Most homeowners assume they can pave their front garden without permission. Many cannot.

Since 2008, paving over front gardens with impermeable materials has required planning permission. This was introduced to reduce surface water flooding — paved front gardens prevent rainwater from soaking into the ground, overwhelming drains and increasing flood risk.

Last updated: April 2026

The rule

You do not need planning permission if:

  • You are paving an area of less than 5 square metres, or
  • The surface is made of permeable (porous) material that allows water to drain through it, or
  • The surface drains rainwater to a permeable area within your property (such as a lawn, border, or soakaway) rather than onto the road or into the public drain

You do need planning permission if:

  • You are paving more than 5 square metres with impermeable material (standard concrete, tarmac, block paving without permeable jointing) and the water drains onto the road or into the public drainage system

What counts as permeable?

Permeable materials allow water to drain through the surface and into the ground below. Options include:

  • Permeable block paving — blocks with wider joints filled with gravel or permeable jointing compound
  • Gravel or shingle — naturally permeable
  • Grass reinforcement grids — plastic grids filled with gravel or grass
  • Porous tarmac or porous concrete — specialist surfaces designed to let water pass through
  • Resin-bound gravel — a smooth surface that is porous

Standard tarmac, concrete, and traditional block paving with sand-filled joints are impermeable. If you use these materials on more than 5m², you need either to drain the water to a permeable area on your land or apply for planning permission.

Draining to a permeable area

If you want to use impermeable materials, you can avoid needing planning permission by making sure the rainwater drains to a permeable area within your garden. In practice, this means:

  • Sloping the driveway so water runs towards a lawn, planted border, or gravel bed
  • Installing a channel drain at the edge of the driveway that directs water to a soakaway or permeable area
  • Leaving a strip of permeable ground along one or both sides of the driveway

The key requirement is that rainwater must not run off your property onto the road or into the public drain. If it stays within your property boundary and drains to a permeable area, you do not need planning permission regardless of the surface material.

Dropped kerbs

If you are creating a new driveway where there is not one already, you will need a dropped kerb (also called a vehicle crossover) to allow vehicles to cross the pavement from the road to your property.

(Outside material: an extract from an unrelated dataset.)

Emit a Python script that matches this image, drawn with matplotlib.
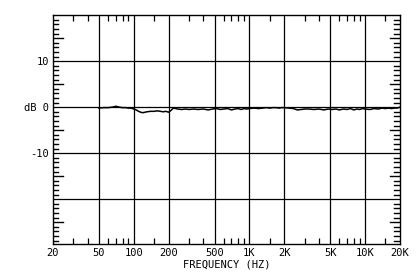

Dropped kerbs require permission from your local council's highways department — this is separate from planning permission. The council will assess whether the location is safe (sight lines, proximity to junctions), whether the pavement can be safely modified, and may charge a fee (typically £800–£2,500 for the works).

Some councils combine the dropped kerb approval with planning permission into a single application. Check with your local council.

Back gardens

The permeable surface rule only applies to front gardens and areas between the front of the house and the highway. Paving your back garden does not require planning permission regardless of the material used (subject to the normal 50% curtilage rule for outbuildings and hard surfaces under PD).

Common mistakes

  • Using standard block paving and assuming it is permeable. Traditional block paving with sand-filled joints is not permeable. You need either permeable blocks with wider joints or a drainage solution.
  • Paving the entire front garden. Even if you use permeable materials, consider leaving some planted areas for biodiversity, appearance, and additional drainage capacity.
  • Forgetting the dropped kerb. If you are creating a new access from the road, you need highways department approval before you start. Driving over a full-height kerb damages your car and is technically illegal if done regularly.